If a woman miscarries naturally, as you say, that is a tragedy. Yet it is not so tragic as abortion, which amounts to the direct intervention of the mother (and a doctor who by his oath is sworn to the protection of human life) in order to kill, or end, or 'terminate' the human life still growing within her.
An 'intuitive truth of human existence' is that it is wholly unnatural for a mother to kill her own child. I haven't always been Catholic or 'pro-Life', but, I do grow more and more aware of how contingent my existence is upon my own mother and father having not stepped into my life when I was a foetus, and ended it. I am glad they didn't do that before I was born and I am glad they didn't do that after I was born. Life is a gift and you, and I, are lucky in as much as we were shown mercy by our own mothers and fathers (who, it is well known, are often highly culpable of putting pressures on girlfriends/wives to abort) upon whom we were utterly dependent. Perhaps this is why as well as the commandment, 'Thou shalt not kill', exists another commitment, 'Honour your mother and your father,' since they were merciful and did not reject us or seek to end our lives. Mothers and fathers are not perfect, of course, nobody is, but we owe them.
So, in answer to your question (and I know you didn't directly ask me), yes a miscarriage is a tragedy. The womb is not always a safe place for a foetus. But how much more dangerous is it now, in 21st century Britain, to be a foetus, in a country which not only defends the wilful killing of the unborn, but, indeed, often actively promotes it?
Finally, an unborn child has no choice about whether he or she lives, or dies, as the case in Italy illustrates all too well.

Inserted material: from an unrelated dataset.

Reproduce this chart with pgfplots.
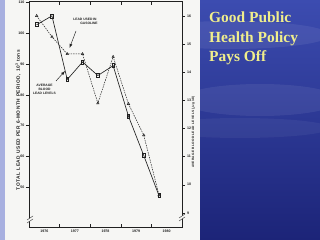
\documentclass[border=0pt]{standalone}
\usepackage{fontspec}
\setmainfont{Liberation Serif}
\setsansfont{Liberation Sans}
\usepackage{pgfplots}
\pgfplotsset{compat=1.18}
\definecolor{bgtop}{HTML}{3C4CB0}
\definecolor{bgmid}{HTML}{4A5AA8}
\definecolor{bgbot}{HTML}{1C2478}
\definecolor{strip}{HTML}{A8B0E0}
\definecolor{paper}{HTML}{F6F6F4}
\definecolor{ink}{HTML}{202020}
\definecolor{titlecol}{HTML}{F0EE8C}
\newcommand{\tk}{\fontsize{3.6}{4}\sffamily\bfseries}
\begin{document}
\begin{tikzpicture}[x=1bp,y=1bp]
\fill[top color=bgtop, middle color=bgmid, bottom color=bgbot] (0,0) rectangle (320,240);
\fill[white,opacity=0.07] (230,205) ellipse (100 and 14);
\fill[white,opacity=0.07] (260,140) ellipse (80 and 16);
\fill[white,opacity=0.05] (240,112) ellipse (90 and 10);
\fill[strip] (0,0) rectangle (5,240);
\fill[paper] (5,0) rectangle (200,240);
\begin{axis}[
  at={(29bp,13bp)}, anchor=south west, scale only axis,
  width=153bp, height=225.3bp,
  xmin=1976, xmax=1981, ymin=37.05, ymax=110.3,
  axis line style={ink, line width=0.55pt},
  xtick={1976,1977,1978,1979,1980,1981},
  x tick label as interval,
  xticklabels={1976,1977,1978,1979,1980},
  ytick={50,60,70,80,90,100,110},
  ytick pos=left,
  tick align=inside,
  major tick length=3bp,
  tick style={ink, line width=0.5pt},
  ytick style={xshift=-3bp},
  ticklabel style={font=\tk, text=ink},
  yticklabel style={xshift=-1bp},
  xticklabel style={yshift=1bp},
  /pgf/number format/assume math mode=true,
  clip=false,
]
\addplot[ink, line width=0.65pt, mark=square, mark size=1.6pt,
  mark options={solid, xscale=0.75, yscale=1.25, fill=paper}]
  coordinates {
  (1976.25,102.8) (1976.75,105.7) (1977.25,85.0) (1977.75,90.7)
  (1978.25,86.3) (1978.75,89.5) (1979.25,73.1) (1979.75,60.3) (1980.25,47.2)};
\addplot[ink, line width=0.5pt, dash pattern=on 1.5pt off 1pt, mark=triangle, mark size=1.4pt,
  mark options={solid, fill=paper}]
  coordinates {
  (1976.25,105.7) (1976.75,98.9) (1977.25,93.3) (1977.75,93.3)
  (1978.25,77.3) (1978.75,92.4) (1979.25,77.1) (1979.75,66.9) (1980.25,47.4)};
\end{axis}
\begin{axis}[
  at={(29bp,13bp)}, anchor=south west, scale only axis,
  width=153bp, height=225.3bp,
  xmin=1976, xmax=1981, ymin=8.5, ymax=16.5,
  axis x line=none,
  axis y line*=right,
  axis line style={ink, line width=0.55pt},
  ytick={9,10,11,12,13,14,15,16},
  tick align=inside,
  major tick length=3bp,
  tick style={ink, line width=0.5pt},
  ytick style={xshift=3bp},
  ticklabel style={font=\tk, text=ink},
  yticklabel style={xshift=1.5bp},
  /pgf/number format/assume math mode=true,
]
\end{axis}
% axis breaks
\fill[paper] (27,17) -- (33,21) -- (33,24) -- (27,20) -- cycle;
\draw[ink, line width=0.4pt] (27,17) -- (33,21) (27,20) -- (33,24);
\fill[paper] (179,19) -- (185,23) -- (185,26) -- (179,22) -- cycle;
\draw[ink, line width=0.4pt] (179,19) -- (185,23) (179,22) -- (185,26);
% axis titles
\node[rotate=90, font=\fontsize{4.8}{5}\sffamily\bfseries\addfontfeature{LetterSpace=12}, text=ink] at (18,120)
  {TOTAL LEAD USED PER 6-MONTH PERIOD, 10\textsuperscript{3} tons};
\node[rotate=90, font=\fontsize{3.2}{4}\sffamily\bfseries\addfontfeature{LetterSpace=10}, text=ink] at (193.5,108)
  {AVERAGE BLOOD LEAD LEVELS ($\mu$g/dl)};
% annotations
\node[font=\fontsize{3.3}{3.9}\sffamily\bfseries, text=ink, align=center] at (85,218.5)
  {LEAD USED IN\\\hspace*{8bp}GASOLINE};
\draw[ink, line width=0.45pt, -latex] (76,209) -- (69.5,192);
\node[font=\fontsize{3.3}{4.3}\sffamily\bfseries, text=ink, align=center] at (44.5,150.5)
  {AVERAGE\\BLOOD\\LEAD LEVELS};
\draw[ink, line width=0.45pt, -latex] (56,159) -- (65,169);
% title
\node[anchor=north west, font=\fontsize{15.5}{19.5}\selectfont\bfseries, text=titlecol, align=left, inner sep=0pt]
  at (209,228) {Good Public\\Health Policy\\Pays Off};
\pgfresetboundingbox
\path[use as bounding box] (0,0) rectangle (320,240);
\end{tikzpicture}
\end{document}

That child was utterly dependent, as all children are, upon those in his care. Mothers, fathers, doctors, nurses, governments and, indeed all of us, do have a choice to protect human life and cherish it, or to snuff it out and pretend to ourselves that our victims were 'sub-human'.
We can choose to show mercy to the unborn, or we can choose not to show mercy to the unborn, the most dependent and vulnerable human beings who, yes, indeed, exist. Furthermore, while the Church preaches that the taking of the life of the innocent human being in the womb is a great sin and a crime against the child, against Heaven and against God, mercy, as the book pictured above displays, is what the Church dispenses to all those who yearn for it and, if there is one thing about the guilt, regret and pain which are hallmarks of abortion, mercy is something for which many, many yearn.